建物のなかで、千尋はボイラー室にたどりつきます。そこは釜爺という名前の男が運営しています。ととのった仕事着に8本の手足で、目が回るほどいろんな作業をこなしています。最初は彼を恐ろしく感じますが、彼には良い面があり、湯婆婆の仲間ではなく、千尋の良さに気づきます。


もし湯婆婆が最も恐ろしいキャラクターであり、釜爺が最も興味をそそるキャラクターなら、オクサレ様は最も差し迫るメッセージを持つ人物です。彼は川の神であり、彼の体は長年にわたってそこに投げ込まれたゴミ、廃棄物、ヘドロを吸収しました。ある時点で、彼は投棄された自転車そのものを吐き出します。『となりのトトロ』で、姉妹が泡立つ小川を覗き込んで、底に廃棄されたボトルがあるという余白の描写を思い出しました。重要ではありません。何の必要もありません。

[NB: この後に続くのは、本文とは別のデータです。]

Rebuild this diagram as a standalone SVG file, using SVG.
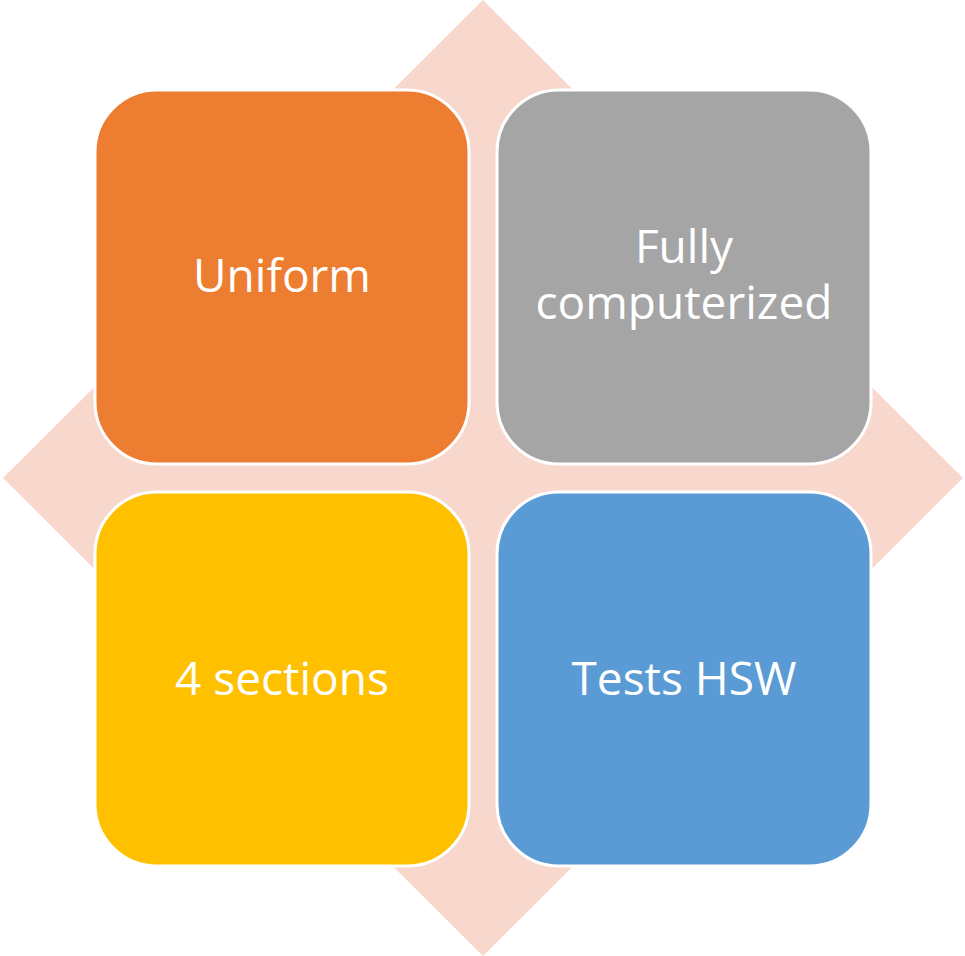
<svg xmlns="http://www.w3.org/2000/svg" width="965" height="956" viewBox="0 0 965 956">
<style>
.box{stroke:#fff;stroke-width:3}
.t{font-family:"Open Sans",sans-serif;font-size:46px;fill:#fff;text-anchor:middle}
</style>
<rect width="965" height="956" fill="#fff"/>
<g id="diamond"><polygon points="483,0 963,478 483,956 3,478" fill="#f8d7cc"/></g>
<g id="uniform"><rect class="box" x="95" y="90" width="374" height="374" rx="62" fill="#ed7d31"/><text class="t" x="282" y="292">Uniform</text></g>
<g id="computerized"><rect class="box" x="497" y="90" width="374" height="374" rx="62" fill="#a5a5a5"/><text class="t" x="684" y="263">Fully</text><text class="t" x="684" y="319">computerized</text></g>
<g id="sections"><rect class="box" x="95" y="492" width="374" height="374" rx="62" fill="#ffc000"/><text class="t" x="282" y="695">4 sections</text></g>
<g id="hsw"><rect class="box" x="497" y="492" width="374" height="374" rx="62" fill="#5b9bd5"/><text class="t" x="684" y="695">Tests HSW</text></g>
<g id="connectors"/>
</svg>
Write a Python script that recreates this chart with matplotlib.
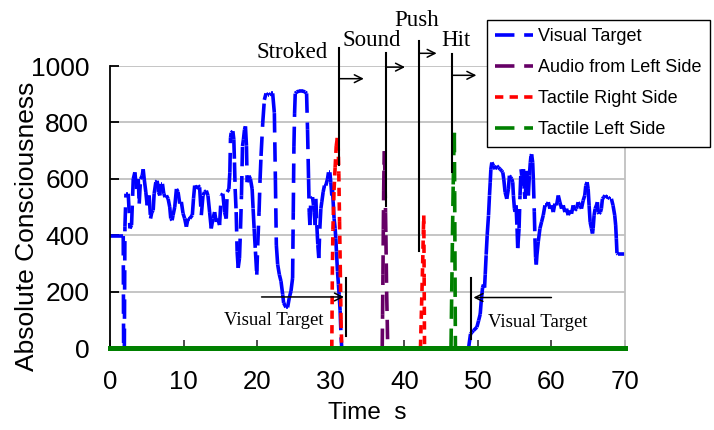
import numpy as np
import matplotlib.pyplot as plt
from matplotlib.collections import LineCollection
from matplotlib.lines import Line2D

plt.rcParams['font.family'] = ['Liberation Sans', 'DejaVu Sans']
plt.rcParams['lines.scale_dashes'] = False

# ---- data (time in s, absolute consciousness) ----
visual_t = [0, 1.8, 1.85, 1.95, 2.03, 2.17, 2.48, 2.71, 2.93, 3.16, 3.38, 3.61, 3.84, 3.97, 4.15, 4.38, 4.51,
            4.65, 4.87, 5.05, 5.32, 5.51, 5.69, 5.87, 6.0, 6.23, 6.41, 6.59, 6.77, 6.9, 7.13, 7.31, 7.49, 7.67,
            7.9, 8.12, 8.26, 8.44, 8.57, 8.8, 9.03, 9.25, 9.48, 9.7, 9.93, 10.15, 10.38, 10.6, 10.83, 11.19, 11.35,
            11.51, 11.73, 11.96, 12.18, 12.41, 12.64, 12.86, 13.09, 13.31, 13.54, 13.76, 13.99, 14.22, 14.44,
            14.67, 14.89, 15.12, 15.34, 15.57, 15.8, 15.93, 16.16, 16.29, 16.38, 16.47, 16.7, 16.83, 16.92, 17.01,
            17.15, 17.28, 17.42, 17.6, 17.74, 17.87, 18.01, 18.14, 18.28, 18.41, 18.55, 18.64, 18.87, 19.09,
            19.32, 19.45, 19.59, 19.77, 19.95, 20.08, 20.26, 20.4, 20.53, 20.76, 20.98, 21.21, 21.44, 21.66,
            21.89, 22.11, 22.34, 22.48, 22.61, 22.79, 23.02, 23.24, 23.47, 23.6,
            23.92, 24.14, 24.37, 24.6, 24.82, 24.91, 25.0, 25.09, 25.18, 25.36, 25.72, 26.17, 26.54, 26.72,
            26.85, 26.99, 27.08, 27.17, 27.3, 27.53, 27.66, 27.75, 27.89, 27.98, 28.11, 28.25, 28.38, 28.52,
            28.66, 28.79, 28.97, 29.15, 29.33, 29.56, 29.7, 29.88, 30.01, 30.15, 30.24, 30.33, 30.46, 30.6,
            30.69, 30.78, 30.92, 31.05, 31.14, 31.28, 31.41, 31.5, 48.74,
            49.0, 49.2, 49.42, 49.87, 50.1, 50.32, 50.46, 50.64, 50.77, 50.91, 51.0, 51.13, 51.27, 51.45, 51.58,
            51.68, 51.77, 51.9, 52.13, 52.35, 52.58, 52.8, 53.03, 53.25, 53.39, 53.52, 53.7, 53.93, 54.15, 54.29,
            54.47, 54.61, 54.74, 54.83, 54.97, 55.06, 55.19, 55.33, 55.42, 55.6, 55.73, 55.87, 55.96, 56.1,
            56.19, 56.32, 56.41, 56.5, 56.64, 56.77, 56.86, 57.0, 57.13, 57.22, 57.31, 57.45, 57.54, 57.67,
            57.76, 57.85, 57.94, 58.03, 58.21, 58.44, 58.66, 58.89, 59.12, 59.35, 59.57, 59.8, 60.02, 60.25,
            60.47, 60.7, 60.93, 61.15, 61.38, 61.6, 61.83, 62.05, 62.28, 62.5, 62.73, 62.96, 63.18, 63.41, 63.63,
            63.86, 64.08, 64.31, 64.53, 64.67, 64.85, 64.99, 65.12, 65.26, 65.44, 65.58, 65.67, 65.8, 65.94,
            66.12, 66.25, 66.34, 66.48, 66.66, 66.79, 66.93, 67.11, 67.29, 67.47, 67.7, 67.92, 68.15, 68.37,
            68.6, 68.73, 68.82, 68.91, 69.05, 70.0]
visual_v = [397, 397, 0, 0, 430, 547, 547, 424, 436, 599, 623, 564, 599, 512, 599, 611, 634,
            599, 553, 506, 541, 459, 482, 488, 547, 588, 593, 553, 541, 582, 582, 547, 535, 541,
            529, 500, 459, 453, 471, 500, 564, 553, 512, 518, 477, 459, 430, 459, 459, 471, 530,
            576, 564, 576, 570, 471, 541, 553, 558, 541, 482, 424, 459, 482, 447,
            459, 436, 541, 547, 482, 459, 553, 564, 623, 745, 763, 769, 740, 658, 564,
            482, 342, 284, 319, 424, 541, 716, 740, 774, 786, 716, 588, 611, 599,
            564, 494, 424, 342, 260, 365, 482, 599, 681, 798, 880, 903, 897, 897,
            903, 903, 833, 599, 365, 296, 260, 237, 190, 160,
            144, 144, 178, 202, 248, 482, 716, 833, 903, 908, 911, 911, 908, 903,
            774, 599, 482, 436, 529, 535, 506, 482, 436, 529, 436, 365, 319, 424,
            494, 518, 553, 576, 576, 599, 623, 623, 588, 541, 564, 518, 459, 424,
            389, 342, 272, 225, 190, 132, 38, 0, 0,
            50, 56, 62, 74, 97, 120, 167, 214, 225, 214, 260, 331, 401, 471, 541,
            588, 634, 658, 646, 634, 646, 640, 634, 628, 623, 599, 553, 529, 564, 611,
            605, 599, 588, 541, 494, 483, 506, 424, 354, 424, 541, 634, 611, 576,
            634, 553, 529, 564, 628, 588, 541, 611, 658, 681, 687, 658, 599, 483,
            389, 319, 296, 330, 377, 424, 447, 471, 506, 506, 517, 494, 506, 482,
            512, 506, 541, 517, 494, 506, 482, 494, 471, 488, 476, 506, 488, 494, 517,
            506, 494, 523, 541, 576, 588, 564, 506, 447, 424, 406, 424, 471, 494,
            506, 517, 482, 476, 482, 494, 529, 535, 541, 535, 535, 529, 529, 506,
            471, 436, 389, 336, 333, 333]

audio_t = [0, 37.0, 37.05, 37.1, 37.15, 37.2, 37.25, 37.3, 37.38, 37.45, 37.5, 37.55, 37.6, 37.68, 37.75, 70]
audio_v = [0, 0, 120, 260, 420, 560, 650, 698, 600, 480, 400, 300, 200, 100, 0, 0]

tactile_r_t = [0, 30.15, 30.22, 30.3, 30.45, 30.6, 30.75, 30.9, 31.0, 31.1, 31.2, 31.3, 31.4, 31.5,
               42.2, 42.35, 42.5, 42.6, 42.65, 42.7, 42.75, 70]
tactile_r_v = [0, 0, 260, 420, 560, 640, 716, 745, 730, 620, 450, 280, 100, 0,
               0, 150, 300, 420, 470, 250, 0, 0]

tactile_l_t = [0, 46.35, 46.45, 46.55, 46.65, 46.75, 46.8, 46.85, 46.9, 46.95, 70]
tactile_l_v = [0, 0, 200, 400, 580, 720, 763, 550, 250, 0, 0]

labels = ['Visual Target', 'Audio from Left Side', 'Tactile Right Side', 'Tactile Left Side']
colors = ['#0000ff', '#660066', '#ff0000', '#008000']
dashes = [(14, 7), (14, 7), (6, 4.5), (14, 7)]

# event annotations
events = ['Stroked', 'Sound', 'Push', 'Hit']
event_x = [31.1, 37.5, 42.0, 46.45]
event_top = [1064, 1045, 1090, 1044]
event_bottom = [648, 505, 343, 623]
arrow_y = [955, 996, 1045, 967]
arrow_end = [34.5, 40.1, 44.4, 49.8]
event_text_x = [24.8, 35.6, 41.7, 47.0]
event_text_y = [1048, 1090, 1163, 1090]

fig = plt.figure(figsize=(7.14, 4.30), dpi=100)
ax = fig.add_axes([110 / 714, 82 / 430, 515 / 714, 282 / 430])


def dashed_series(t, v, color, dash):
    # Excel restarts the dash pattern on every segment
    pts = np.column_stack([t, v])
    segs = np.stack([pts[:-1], pts[1:]], axis=1)
    lc = LineCollection(segs, colors=color, linewidths=2.6, linestyles=[(0, dash)],
                        capstyle='butt')
    ax.add_collection(lc)


series = [(visual_t, visual_v), (audio_t, audio_v), (tactile_r_t, tactile_r_v), (tactile_l_t, tactile_l_v)]
for (t, v), c, d in zip(series, colors, dashes):
    dashed_series(t, v, c, d)

ax.set_xlim(0, 70)
ax.set_ylim(0, 1000)
ax.set_xticks(np.arange(0, 71, 10))
ax.set_yticks(np.arange(0, 1001, 200))
ax.yaxis.grid(True, color='#c0c0c0', lw=1.3)
ax.set_axisbelow(True)

ax.spines['top'].set_visible(False)
ax.spines['right'].set_color('#c0c0c0')
ax.spines['right'].set_linewidth(1.3)
ax.spines['left'].set_linewidth(1.3)
ax.spines['bottom'].set_color('#008000')
ax.spines['bottom'].set_linewidth(3.6)

ax.tick_params(axis='y', direction='in', length=6.5, width=1.3, color='k', pad=15, labelsize=19)
ax.tick_params(axis='x', direction='in', length=6, width=1.3, color='#404040', pad=16, labelsize=18.5)

ax.set_xlabel('Time  s', fontsize=17.5)
ax.set_ylabel('Absolute Consciousness', fontsize=19)
ax.xaxis.set_label_coords(0.5, -0.19)
ax.yaxis.set_label_coords(-0.137, 0.43)

serif = ['Liberation Serif', 'DejaVu Serif']
for name, x, top, bot, ay, ae, tx, ty in zip(events, event_x, event_top, event_bottom,
                                              arrow_y, arrow_end, event_text_x, event_text_y):
    ax.plot([x, x], [bot, top], color='k', lw=1.5, clip_on=False)
    ax.annotate('', xy=(ae, ay), xytext=(x, ay), annotation_clip=False,
                arrowprops=dict(arrowstyle='->', color='k', lw=1.1, mutation_scale=14,
                                shrinkA=0, shrinkB=0))
    ax.text(tx, ty, name, family=serif, fontsize=16.5, ha='center', va='center', clip_on=False)

# "Visual Target" markers near the bottom
ax.plot([32.1, 32.1], [42, 249], color='k', lw=1.5)
ax.annotate('', xy=(31.8, 181), xytext=(20.6, 181),
            arrowprops=dict(arrowstyle='->', color='k', lw=1.1, mutation_scale=14, shrinkA=0, shrinkB=0))
ax.text(22.3, 98, 'Visual Target', family=serif, fontsize=13.5, ha='center', va='center')
ax.plot([49.1, 49.1], [33, 249], color='k', lw=1.5)
ax.annotate('', xy=(49.4, 179), xytext=(60.0, 179),
            arrowprops=dict(arrowstyle='->', color='k', lw=1.1, mutation_scale=14, shrinkA=0, shrinkB=0))
ax.text(58.1, 91, 'Visual Target', family=serif, fontsize=13.5, ha='center', va='center')

handles = [Line2D([], [], color=c, lw=2.6, linestyle=(0, d)) for c, d in zip(colors, dashes)]
leg = fig.legend(handles, labels, loc='upper right', bbox_to_anchor=(710 / 714, 1 - 20 / 430),
                 fontsize=13, frameon=True, fancybox=False, framealpha=1, edgecolor='k',
                 handlelength=2.1, handletextpad=0.3, labelspacing=0.78, borderpad=0.45,
                 borderaxespad=0)
leg.get_frame().set_linewidth(1.0)

fig.savefig('out.png', dpi=100)
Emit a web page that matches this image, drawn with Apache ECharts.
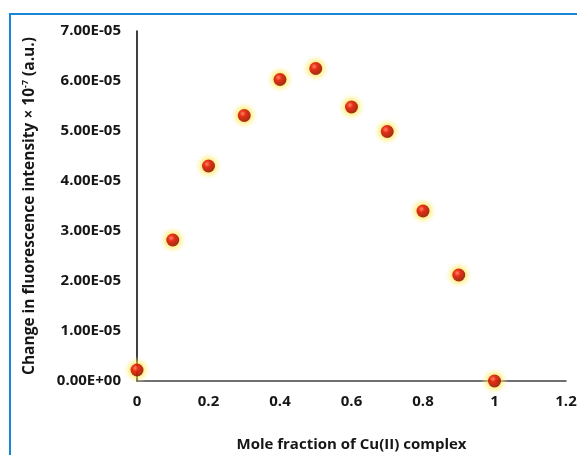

日本の神話はしばしば形状変化がでてきます。そこでは、身体は自分自身の秘めたる深い内面を現すものとなるのです。まるでアニメーションが形状変化のために発明されたかのようであり、宮崎はここでキャラクターを用いてすごいことをしています。千尋が最も憂慮している事は、両親がフリーランチを暴食した後、豚になった事です。オクサレ様は、何十年分のヘドロや廃棄された粗大ごみから解放された後、その真の姿を明らかにします。ハクもまた同様です。実際、湯屋全体が住民の外見と性質に影響を与える魔法の下にあるようです。


宮崎の伝統的な日本の画家に由来する描画スタイルは、色の微妙な使用、明確なライン、豊かなディテール、幻想的な要素のリアルな描写など、注目に値します。彼は登場人物の外見だけでなく、その性質も示唆しています。物語と台詞はわきにおいて、『千と千尋の神隠し』はそれ自体を尊重する喜びです。これは、今年の最高の映画の一つです。